Transcribe the full listing exactly, and drop every picture.
——————
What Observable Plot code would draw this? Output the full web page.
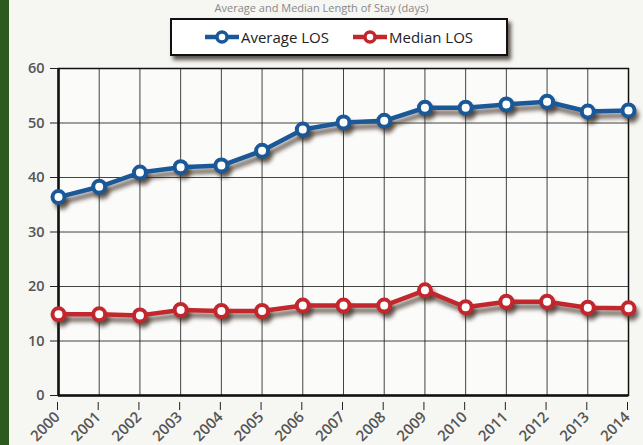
<!DOCTYPE html>
<html>
<head>
<meta charset="utf-8">
<script src="https://cdn.jsdelivr.net/npm/d3@7"></script>
<script src="https://cdn.jsdelivr.net/npm/@observablehq/plot@0.6"></script>
<style>
  html, body { margin: 0; padding: 0; background: #f6f6f3; }
  #wrap { position: relative; width: 643px; height: 445px; overflow: hidden; background: #f6f6f3; }
  #bar { position: absolute; left: 0; top: 0; width: 9px; height: 445px; background: #2d5a1f; }
  #title { position: absolute; left: 0; top: 1px; width: 643px; text-align: center;
           font: 11px "Open Sans", sans-serif; color: #888; line-height: 13px; }
  #legend { position: absolute; left: 170px; top: 18px; width: 338px; height: 38px;
            border: 2px solid #111; background: #fff; box-sizing: border-box;
            box-shadow: 3px 4px 4px rgba(40,30,20,0.75);
            display: flex; align-items: center; justify-content: center; gap: 24px;
            font: 15px "Open Sans", sans-serif; color: #222; }
  .item { display: flex; align-items: center; gap: 2px; }
  #chart { position: absolute; left: 0; top: 0; }
</style>
</head>
<body>
<div id="wrap">
  <div id="bar"></div>
  <div id="title">Average and Median Length of Stay (days)</div>
  <div id="chart"></div>
  <div id="legend"></div>
</div>
<script>
// Length of stay by year
const years = [2000, 2001, 2002, 2003, 2004, 2005, 2006, 2007, 2008, 2009, 2010, 2011, 2012, 2013, 2014];
const averageLOS = [36.4, 38.3, 40.9, 41.9, 42.2, 44.9, 48.8, 50.1, 50.4, 52.8, 52.8, 53.4, 53.9, 52.1, 52.3];
const medianLOS = [14.9, 14.9, 14.7, 15.7, 15.5, 15.5, 16.5, 16.5, 16.5, 19.3, 16.2, 17.2, 17.2, 16.1, 16.0];
const seriesNames = ["Average LOS", "Median LOS"];
const seriesColors = ["#1b5898", "#c1272d"];
const yTicks = [0, 10, 20, 30, 40, 50, 60];

const rows = [];
years.forEach((y, i) => {
  rows.push({year: y, value: averageLOS[i], series: seriesNames[0]});
  rows.push({year: y, value: medianLOS[i], series: seriesNames[1]});
});

const color = {domain: seriesNames, range: seriesColors};

const chart = Plot.plot({
  width: 643,
  height: 445,
  marginTop: 68,
  marginBottom: 50,
  marginLeft: 58,
  marginRight: 15,
  style: {background: "transparent", fontFamily: "Open Sans, sans-serif"},
  x: {domain: [2000, 2014], ticks: years, tickFormat: d => String(d), label: null},
  y: {domain: [0, 60], ticks: yTicks, label: null},
  color,
  marks: [
    Plot.frame({fill: "#fbfbfa"}),
    Plot.gridX(years, {stroke: "#222", strokeOpacity: 0.85, strokeWidth: 1}),
    Plot.gridY(yTicks, {stroke: "#222", strokeOpacity: 0.85, strokeWidth: 1}),
    Plot.frame({stroke: "#111", strokeWidth: 1.5}),
    Plot.ruleX([2000], {stroke: "#111", strokeWidth: 2.5}),
    Plot.ruleY([0], {stroke: "#111", strokeWidth: 2.5}),
    Plot.axisX({ticks: years, tickFormat: d => String(d), tickRotate: -45, tickSize: 8,
                tickPadding: 4, fontSize: 15, fill: "#555", stroke: "#222", label: null,
                dx: -1, dy: 7}),
    Plot.axisY({ticks: yTicks, tickSize: 8, tickPadding: 6, fontSize: 14.5, fill: "#555",
                stroke: "#222", label: null}),
    // soft drop shadows beneath the series
    Plot.line(rows, {x: "year", y: "value", z: "series", stroke: "#3b2a1e", strokeWidth: 5,
                     strokeOpacity: 0.7, dx: 3, dy: 5}),
    Plot.dot(rows, {x: "year", y: "value", fill: "#3b2a1e", r: 7.5, fillOpacity: 0.7, dx: 3, dy: 5}),
    Plot.line(rows, {x: "year", y: "value", z: "series", stroke: "series", strokeWidth: 4.5}),
    Plot.dot(rows, {x: "year", y: "value", stroke: "series", fill: "white", r: 6, strokeWidth: 4})
  ]
});

// blur the shadow marks
const lines = chart.querySelectorAll('g[aria-label="line"]');
const dots = chart.querySelectorAll('g[aria-label="dot"]');
[lines[0], dots[0]].forEach(g => { if (g) g.style.filter = "blur(2px)"; });
chart.querySelectorAll('g[aria-label="x-axis tick label"] text, g[aria-label="y-axis tick label"] text')
  .forEach(t => t.style.fontWeight = "600");
document.getElementById("chart").appendChild(chart);

// legend with line+marker swatches
const legend = d3.select("#legend");
seriesNames.forEach((name, i) => {
  const item = legend.append("div").attr("class", "item");
  const sw = item.append("svg").attr("width", 34).attr("height", 16);
  sw.append("line").attr("x1", 0).attr("x2", 34).attr("y1", 8).attr("y2", 8)
    .attr("stroke", seriesColors[i]).attr("stroke-width", 4.5);
  sw.append("circle").attr("cx", 17).attr("cy", 8).attr("r", 5)
    .attr("fill", "white").attr("stroke", seriesColors[i]).attr("stroke-width", 3.5);
  item.append("span").text(name);
});
</script>
</body>
</html>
——————
Answer in full
What Observable Plot code would draw this? Output the full web page.
<!DOCTYPE html>
<html>
<head>
<meta charset="utf-8">
<script src="https://cdn.jsdelivr.net/npm/d3@7"></script>
<script src="https://cdn.jsdelivr.net/npm/@observablehq/plot@0.6"></script>
<style>
  html, body { margin: 0; padding: 0; background: #f6f6f3; }
  #wrap { position: relative; width: 643px; height: 445px; overflow: hidden; background: #f6f6f3; }
  #bar { position: absolute; left: 0; top: 0; width: 9px; height: 445px; background: #2d5a1f; }
  #title { position: absolute; left: 0; top: 1px; width: 643px; text-align: center;
           font: 11px "Open Sans", sans-serif; color: #888; line-height: 13px; }
  #legend { position: absolute; left: 170px; top: 18px; width: 338px; height: 38px;
            border: 2px solid #111; background: #fff; box-sizing: border-box;
            box-shadow: 3px 4px 4px rgba(40,30,20,0.75);
            display: flex; align-items: center; justify-content: center; gap: 24px;
            font: 15px "Open Sans", sans-serif; color: #222; }
  .item { display: flex; align-items: center; gap: 2px; }
  #chart { position: absolute; left: 0; top: 0; }
</style>
</head>
<body>
<div id="wrap">
  <div id="bar"></div>
  <div id="title">Average and Median Length of Stay (days)</div>
  <div id="chart"></div>
  <div id="legend"></div>
</div>
<script>
// Length of stay by year
const years = [2000, 2001, 2002, 2003, 2004, 2005, 2006, 2007, 2008, 2009, 2010, 2011, 2012, 2013, 2014];
const averageLOS = [36.4, 38.3, 40.9, 41.9, 42.2, 44.9, 48.8, 50.1, 50.4, 52.8, 52.8, 53.4, 53.9, 52.1, 52.3];
const medianLOS = [14.9, 14.9, 14.7, 15.7, 15.5, 15.5, 16.5, 16.5, 16.5, 19.3, 16.2, 17.2, 17.2, 16.1, 16.0];
const seriesNames = ["Average LOS", "Median LOS"];
const seriesColors = ["#1b5898", "#c1272d"];
const yTicks = [0, 10, 20, 30, 40, 50, 60];

const rows = [];
years.forEach((y, i) => {
  rows.push({year: y, value: averageLOS[i], series: seriesNames[0]});
  rows.push({year: y, value: medianLOS[i], series: seriesNames[1]});
});

const color = {domain: seriesNames, range: seriesColors};

const chart = Plot.plot({
  width: 643,
  height: 445,
  marginTop: 68,
  marginBottom: 50,
  marginLeft: 58,
  marginRight: 15,
  style: {background: "transparent", fontFamily: "Open Sans, sans-serif"},
  x: {domain: [2000, 2014], ticks: years, tickFormat: d => String(d), label: null},
  y: {domain: [0, 60], ticks: yTicks, label: null},
  color,
  marks: [
    Plot.frame({fill: "#fbfbfa"}),
    Plot.gridX(years, {stroke: "#222", strokeOpacity: 0.85, strokeWidth: 1}),
    Plot.gridY(yTicks, {stroke: "#222", strokeOpacity: 0.85, strokeWidth: 1}),
    Plot.frame({stroke: "#111", strokeWidth: 1.5}),
    Plot.ruleX([2000], {stroke: "#111", strokeWidth: 2.5}),
    Plot.ruleY([0], {stroke: "#111", strokeWidth: 2.5}),
    Plot.axisX({ticks: years, tickFormat: d => String(d), tickRotate: -45, tickSize: 8,
                tickPadding: 4, fontSize: 15, fill: "#555", stroke: "#222", label: null,
                dx: -1, dy: 7}),
    Plot.axisY({ticks: yTicks, tickSize: 8, tickPadding: 6, fontSize: 14.5, fill: "#555",
                stroke: "#222", label: null}),
    // soft drop shadows beneath the series
    Plot.line(rows, {x: "year", y: "value", z: "series", stroke: "#3b2a1e", strokeWidth: 5,
                     strokeOpacity: 0.7, dx: 3, dy: 5}),
    Plot.dot(rows, {x: "year", y: "value", fill: "#3b2a1e", r: 7.5, fillOpacity: 0.7, dx: 3, dy: 5}),
    Plot.line(rows, {x: "year", y: "value", z: "series", stroke: "series", strokeWidth: 4.5}),
    Plot.dot(rows, {x: "year", y: "value", stroke: "series", fill: "white", r: 6, strokeWidth: 4})
  ]
});

// blur the shadow marks
const lines = chart.querySelectorAll('g[aria-label="line"]');
const dots = chart.querySelectorAll('g[aria-label="dot"]');
[lines[0], dots[0]].forEach(g => { if (g) g.style.filter = "blur(2px)"; });
chart.querySelectorAll('g[aria-label="x-axis tick label"] text, g[aria-label="y-axis tick label"] text')
  .forEach(t => t.style.fontWeight = "600");
document.getElementById("chart").appendChild(chart);

// legend with line+marker swatches
const legend = d3.select("#legend");
seriesNames.forEach((name, i) => {
  const item = legend.append("div").attr("class", "item");
  const sw = item.append("svg").attr("width", 34).attr("height", 16);
  sw.append("line").attr("x1", 0).attr("x2", 34).attr("y1", 8).attr("y2", 8)
    .attr("stroke", seriesColors[i]).attr("stroke-width", 4.5);
  sw.append("circle").attr("cx", 17).attr("cy", 8).attr("r", 5)
    .attr("fill", "white").attr("stroke", seriesColors[i]).attr("stroke-width", 3.5);
  item.append("span").text(name);
});
</script>
</body>
</html>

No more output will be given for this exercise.